**Work to do:**
Write the lines out again, from the top of the material to the line containing "11.45, 11.6, 11.8, 11.95, 12.07]", pictures excluded.

####################

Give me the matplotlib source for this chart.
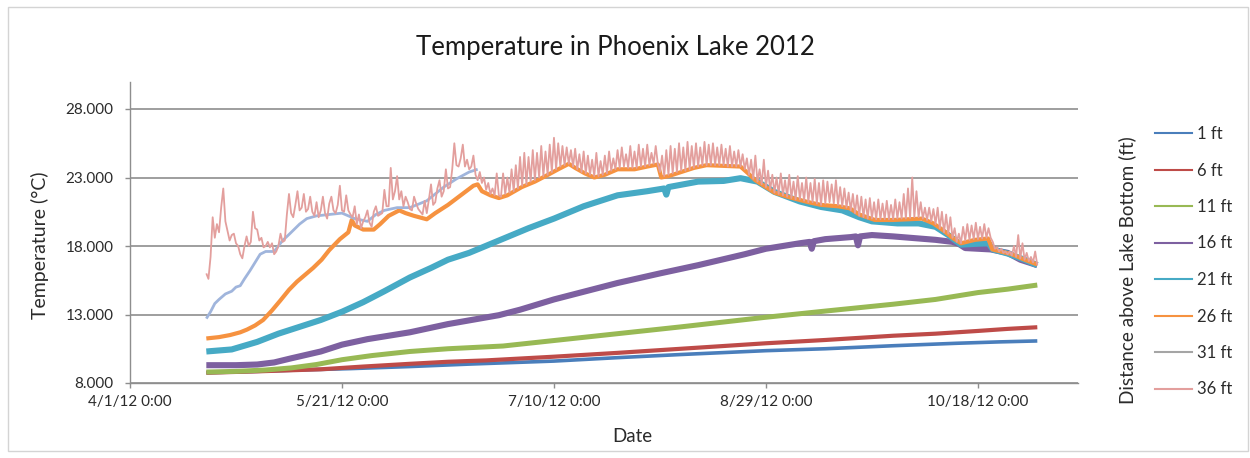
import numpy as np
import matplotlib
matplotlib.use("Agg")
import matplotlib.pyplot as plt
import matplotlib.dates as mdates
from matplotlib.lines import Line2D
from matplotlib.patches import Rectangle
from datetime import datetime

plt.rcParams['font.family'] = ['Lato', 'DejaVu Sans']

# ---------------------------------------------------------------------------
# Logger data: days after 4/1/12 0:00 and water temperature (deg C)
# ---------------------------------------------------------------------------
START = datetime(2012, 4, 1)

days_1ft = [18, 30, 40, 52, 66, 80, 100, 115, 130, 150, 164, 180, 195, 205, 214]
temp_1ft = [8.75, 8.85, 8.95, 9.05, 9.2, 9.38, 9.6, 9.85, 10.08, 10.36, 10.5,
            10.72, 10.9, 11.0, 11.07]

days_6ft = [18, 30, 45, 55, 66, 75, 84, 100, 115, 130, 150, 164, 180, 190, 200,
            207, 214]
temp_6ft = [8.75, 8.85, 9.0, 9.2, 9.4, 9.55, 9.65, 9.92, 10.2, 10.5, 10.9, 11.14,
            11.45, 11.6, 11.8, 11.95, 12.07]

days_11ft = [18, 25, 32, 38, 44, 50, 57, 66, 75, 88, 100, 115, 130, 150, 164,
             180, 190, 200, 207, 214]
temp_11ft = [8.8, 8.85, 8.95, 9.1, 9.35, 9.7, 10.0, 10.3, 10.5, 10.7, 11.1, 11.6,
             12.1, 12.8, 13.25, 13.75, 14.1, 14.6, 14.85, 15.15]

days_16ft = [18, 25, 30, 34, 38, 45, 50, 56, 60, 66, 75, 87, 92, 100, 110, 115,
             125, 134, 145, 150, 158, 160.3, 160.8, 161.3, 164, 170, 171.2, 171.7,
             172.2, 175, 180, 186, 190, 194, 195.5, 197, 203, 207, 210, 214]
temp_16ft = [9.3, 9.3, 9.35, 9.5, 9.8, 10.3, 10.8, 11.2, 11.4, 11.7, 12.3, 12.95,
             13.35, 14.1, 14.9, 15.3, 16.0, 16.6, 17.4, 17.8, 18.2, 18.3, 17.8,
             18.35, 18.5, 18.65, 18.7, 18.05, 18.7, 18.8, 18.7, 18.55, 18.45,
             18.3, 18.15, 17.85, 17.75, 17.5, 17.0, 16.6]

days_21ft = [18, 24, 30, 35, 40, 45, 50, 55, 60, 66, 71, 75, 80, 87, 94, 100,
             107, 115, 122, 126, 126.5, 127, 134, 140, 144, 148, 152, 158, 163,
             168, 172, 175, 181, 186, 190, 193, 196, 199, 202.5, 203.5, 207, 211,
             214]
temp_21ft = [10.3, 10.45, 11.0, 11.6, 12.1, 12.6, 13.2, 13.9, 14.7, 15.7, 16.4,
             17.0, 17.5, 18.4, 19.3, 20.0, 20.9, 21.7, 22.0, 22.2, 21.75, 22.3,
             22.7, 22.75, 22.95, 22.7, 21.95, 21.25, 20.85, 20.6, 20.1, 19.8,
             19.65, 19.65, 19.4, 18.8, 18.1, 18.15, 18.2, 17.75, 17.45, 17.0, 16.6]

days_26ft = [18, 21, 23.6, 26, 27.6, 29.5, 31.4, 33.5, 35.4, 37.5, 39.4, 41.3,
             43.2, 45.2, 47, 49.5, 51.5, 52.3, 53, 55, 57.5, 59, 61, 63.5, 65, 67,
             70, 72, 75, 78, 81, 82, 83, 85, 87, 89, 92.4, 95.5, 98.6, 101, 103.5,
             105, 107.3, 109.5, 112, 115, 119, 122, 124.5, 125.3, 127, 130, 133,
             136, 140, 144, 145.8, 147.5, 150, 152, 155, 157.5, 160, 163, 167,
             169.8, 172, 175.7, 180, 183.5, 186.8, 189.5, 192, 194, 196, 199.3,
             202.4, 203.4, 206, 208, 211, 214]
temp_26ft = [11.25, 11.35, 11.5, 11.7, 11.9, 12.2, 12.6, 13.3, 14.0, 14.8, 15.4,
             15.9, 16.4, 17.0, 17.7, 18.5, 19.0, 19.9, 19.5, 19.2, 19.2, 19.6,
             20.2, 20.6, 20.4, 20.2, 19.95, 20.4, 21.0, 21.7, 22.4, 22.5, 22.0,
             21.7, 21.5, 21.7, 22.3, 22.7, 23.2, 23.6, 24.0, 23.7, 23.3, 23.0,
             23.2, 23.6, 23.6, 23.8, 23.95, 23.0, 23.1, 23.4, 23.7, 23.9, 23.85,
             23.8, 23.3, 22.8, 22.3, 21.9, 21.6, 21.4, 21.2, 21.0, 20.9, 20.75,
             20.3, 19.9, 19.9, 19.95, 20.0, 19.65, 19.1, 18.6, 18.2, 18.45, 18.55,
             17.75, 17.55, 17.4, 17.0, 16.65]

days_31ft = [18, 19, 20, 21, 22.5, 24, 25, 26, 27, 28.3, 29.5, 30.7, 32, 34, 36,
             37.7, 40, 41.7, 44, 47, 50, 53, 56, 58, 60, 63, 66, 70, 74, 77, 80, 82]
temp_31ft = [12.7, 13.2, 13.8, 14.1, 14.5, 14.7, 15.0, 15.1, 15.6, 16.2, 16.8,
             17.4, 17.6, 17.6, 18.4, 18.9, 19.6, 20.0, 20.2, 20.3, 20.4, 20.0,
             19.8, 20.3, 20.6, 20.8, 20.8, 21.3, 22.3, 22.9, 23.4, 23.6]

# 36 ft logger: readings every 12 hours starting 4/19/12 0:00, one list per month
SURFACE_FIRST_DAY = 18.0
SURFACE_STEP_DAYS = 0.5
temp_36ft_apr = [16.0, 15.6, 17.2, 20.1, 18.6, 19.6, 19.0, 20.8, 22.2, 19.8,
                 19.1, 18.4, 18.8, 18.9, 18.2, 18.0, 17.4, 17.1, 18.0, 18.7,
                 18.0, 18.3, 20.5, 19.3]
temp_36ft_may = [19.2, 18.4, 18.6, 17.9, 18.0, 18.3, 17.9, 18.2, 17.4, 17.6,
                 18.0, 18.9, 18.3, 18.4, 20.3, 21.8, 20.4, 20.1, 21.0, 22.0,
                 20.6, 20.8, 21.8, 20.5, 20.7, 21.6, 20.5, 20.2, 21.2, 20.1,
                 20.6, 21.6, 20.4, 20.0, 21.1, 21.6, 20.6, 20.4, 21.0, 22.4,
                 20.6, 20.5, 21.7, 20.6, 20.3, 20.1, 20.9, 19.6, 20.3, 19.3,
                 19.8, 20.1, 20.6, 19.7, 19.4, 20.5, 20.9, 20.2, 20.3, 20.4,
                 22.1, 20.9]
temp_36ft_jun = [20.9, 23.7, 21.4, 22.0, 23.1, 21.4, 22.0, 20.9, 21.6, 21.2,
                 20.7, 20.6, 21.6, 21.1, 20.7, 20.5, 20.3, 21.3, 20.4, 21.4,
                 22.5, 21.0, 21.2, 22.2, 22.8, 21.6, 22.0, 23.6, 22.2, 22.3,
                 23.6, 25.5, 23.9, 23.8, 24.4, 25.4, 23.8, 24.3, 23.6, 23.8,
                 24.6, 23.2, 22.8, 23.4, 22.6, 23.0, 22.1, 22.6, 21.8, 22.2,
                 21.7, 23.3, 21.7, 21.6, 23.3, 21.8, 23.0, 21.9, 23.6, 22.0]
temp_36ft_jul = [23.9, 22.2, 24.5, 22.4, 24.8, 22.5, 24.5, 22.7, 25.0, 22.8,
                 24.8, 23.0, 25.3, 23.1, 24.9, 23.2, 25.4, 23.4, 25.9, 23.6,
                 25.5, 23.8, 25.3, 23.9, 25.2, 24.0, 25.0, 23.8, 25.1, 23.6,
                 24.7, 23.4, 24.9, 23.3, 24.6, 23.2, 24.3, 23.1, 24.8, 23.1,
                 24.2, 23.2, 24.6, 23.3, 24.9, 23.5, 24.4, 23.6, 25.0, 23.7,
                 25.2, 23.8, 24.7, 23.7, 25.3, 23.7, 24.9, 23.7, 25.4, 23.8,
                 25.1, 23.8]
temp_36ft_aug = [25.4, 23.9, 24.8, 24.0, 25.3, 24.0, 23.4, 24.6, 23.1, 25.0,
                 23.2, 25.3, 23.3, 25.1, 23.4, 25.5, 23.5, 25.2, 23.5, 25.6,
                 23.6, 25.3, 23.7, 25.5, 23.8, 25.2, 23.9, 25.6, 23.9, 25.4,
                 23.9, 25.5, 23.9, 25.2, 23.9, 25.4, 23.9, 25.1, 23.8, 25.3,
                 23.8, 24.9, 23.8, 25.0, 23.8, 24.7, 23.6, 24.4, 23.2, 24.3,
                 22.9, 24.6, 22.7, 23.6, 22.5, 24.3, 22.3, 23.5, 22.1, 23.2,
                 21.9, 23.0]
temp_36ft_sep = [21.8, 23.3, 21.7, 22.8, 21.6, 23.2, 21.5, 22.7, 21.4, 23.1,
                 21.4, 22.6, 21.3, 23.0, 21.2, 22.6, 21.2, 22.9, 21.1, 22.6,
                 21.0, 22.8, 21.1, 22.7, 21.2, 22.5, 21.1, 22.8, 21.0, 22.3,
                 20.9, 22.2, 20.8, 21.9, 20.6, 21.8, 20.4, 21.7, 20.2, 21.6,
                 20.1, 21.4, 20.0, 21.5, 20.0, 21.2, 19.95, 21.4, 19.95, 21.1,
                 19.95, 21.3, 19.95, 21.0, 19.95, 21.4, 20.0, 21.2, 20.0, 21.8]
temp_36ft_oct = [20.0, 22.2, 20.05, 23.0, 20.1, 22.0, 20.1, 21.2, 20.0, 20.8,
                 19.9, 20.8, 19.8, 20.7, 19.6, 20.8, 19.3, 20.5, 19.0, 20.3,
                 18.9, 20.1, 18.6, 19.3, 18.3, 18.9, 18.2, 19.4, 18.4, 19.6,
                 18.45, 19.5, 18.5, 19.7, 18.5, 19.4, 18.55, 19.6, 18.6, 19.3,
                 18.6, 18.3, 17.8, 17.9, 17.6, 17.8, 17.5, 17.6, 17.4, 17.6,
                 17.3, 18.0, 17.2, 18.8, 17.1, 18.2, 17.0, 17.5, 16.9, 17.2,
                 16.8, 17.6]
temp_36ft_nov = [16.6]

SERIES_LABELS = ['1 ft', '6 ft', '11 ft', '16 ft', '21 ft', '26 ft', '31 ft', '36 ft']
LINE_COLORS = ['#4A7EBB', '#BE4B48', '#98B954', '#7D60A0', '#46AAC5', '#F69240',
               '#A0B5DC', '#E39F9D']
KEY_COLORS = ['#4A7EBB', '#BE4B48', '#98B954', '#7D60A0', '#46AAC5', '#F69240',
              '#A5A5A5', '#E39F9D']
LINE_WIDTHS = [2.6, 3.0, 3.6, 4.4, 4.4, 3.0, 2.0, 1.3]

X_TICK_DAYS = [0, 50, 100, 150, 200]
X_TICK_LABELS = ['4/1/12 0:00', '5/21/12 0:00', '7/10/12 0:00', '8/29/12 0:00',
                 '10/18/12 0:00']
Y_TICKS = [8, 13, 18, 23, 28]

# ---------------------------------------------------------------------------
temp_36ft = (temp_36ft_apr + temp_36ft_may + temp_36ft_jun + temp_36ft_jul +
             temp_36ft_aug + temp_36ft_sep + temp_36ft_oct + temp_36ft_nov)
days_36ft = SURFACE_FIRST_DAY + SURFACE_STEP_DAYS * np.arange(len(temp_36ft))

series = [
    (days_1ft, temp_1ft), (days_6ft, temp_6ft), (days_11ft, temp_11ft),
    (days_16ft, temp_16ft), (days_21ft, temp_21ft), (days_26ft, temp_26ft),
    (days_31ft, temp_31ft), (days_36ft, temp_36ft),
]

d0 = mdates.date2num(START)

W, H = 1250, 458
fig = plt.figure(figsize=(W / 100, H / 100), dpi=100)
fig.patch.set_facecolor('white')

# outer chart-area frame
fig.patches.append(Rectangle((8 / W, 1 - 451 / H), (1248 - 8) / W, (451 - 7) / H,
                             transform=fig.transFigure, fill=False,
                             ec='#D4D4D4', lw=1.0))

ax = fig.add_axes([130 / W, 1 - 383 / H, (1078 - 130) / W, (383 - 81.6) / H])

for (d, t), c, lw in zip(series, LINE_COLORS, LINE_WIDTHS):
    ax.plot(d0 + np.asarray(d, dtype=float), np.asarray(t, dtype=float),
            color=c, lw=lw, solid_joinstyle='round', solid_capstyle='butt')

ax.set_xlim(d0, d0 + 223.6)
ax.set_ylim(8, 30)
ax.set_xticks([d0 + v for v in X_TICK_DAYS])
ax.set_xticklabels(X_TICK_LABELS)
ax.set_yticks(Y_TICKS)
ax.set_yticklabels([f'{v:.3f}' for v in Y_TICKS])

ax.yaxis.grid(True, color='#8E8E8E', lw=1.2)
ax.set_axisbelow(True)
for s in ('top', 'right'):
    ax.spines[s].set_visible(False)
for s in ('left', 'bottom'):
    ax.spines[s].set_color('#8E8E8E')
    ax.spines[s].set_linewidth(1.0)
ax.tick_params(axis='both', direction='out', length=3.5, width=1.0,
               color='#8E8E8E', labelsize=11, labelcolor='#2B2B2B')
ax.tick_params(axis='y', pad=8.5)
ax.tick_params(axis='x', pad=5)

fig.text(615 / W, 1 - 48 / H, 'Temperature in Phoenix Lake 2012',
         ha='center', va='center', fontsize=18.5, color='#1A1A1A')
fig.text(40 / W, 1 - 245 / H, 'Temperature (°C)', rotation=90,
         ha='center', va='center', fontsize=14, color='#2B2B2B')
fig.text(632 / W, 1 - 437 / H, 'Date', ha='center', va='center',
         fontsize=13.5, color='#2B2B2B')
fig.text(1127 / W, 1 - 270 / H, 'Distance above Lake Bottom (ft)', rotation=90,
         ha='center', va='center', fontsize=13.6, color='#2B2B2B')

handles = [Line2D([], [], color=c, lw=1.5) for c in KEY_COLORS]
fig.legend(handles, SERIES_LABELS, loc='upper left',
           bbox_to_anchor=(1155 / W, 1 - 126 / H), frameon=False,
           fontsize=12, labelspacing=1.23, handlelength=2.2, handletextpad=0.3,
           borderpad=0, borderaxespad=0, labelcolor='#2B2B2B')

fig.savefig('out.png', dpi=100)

####################

**Result for this exercise:**
Give me the matplotlib source for this chart.
import numpy as np
import matplotlib
matplotlib.use("Agg")
import matplotlib.pyplot as plt
import matplotlib.dates as mdates
from matplotlib.lines import Line2D
from matplotlib.patches import Rectangle
from datetime import datetime

plt.rcParams['font.family'] = ['Lato', 'DejaVu Sans']

# ---------------------------------------------------------------------------
# Logger data: days after 4/1/12 0:00 and water temperature (deg C)
# ---------------------------------------------------------------------------
START = datetime(2012, 4, 1)

days_1ft = [18, 30, 40, 52, 66, 80, 100, 115, 130, 150, 164, 180, 195, 205, 214]
temp_1ft = [8.75, 8.85, 8.95, 9.05, 9.2, 9.38, 9.6, 9.85, 10.08, 10.36, 10.5,
            10.72, 10.9, 11.0, 11.07]

days_6ft = [18, 30, 45, 55, 66, 75, 84, 100, 115, 130, 150, 164, 180, 190, 200,
            207, 214]
temp_6ft = [8.75, 8.85, 9.0, 9.2, 9.4, 9.55, 9.65, 9.92, 10.2, 10.5, 10.9, 11.14,
            11.45, 11.6, 11.8, 11.95, 12.07]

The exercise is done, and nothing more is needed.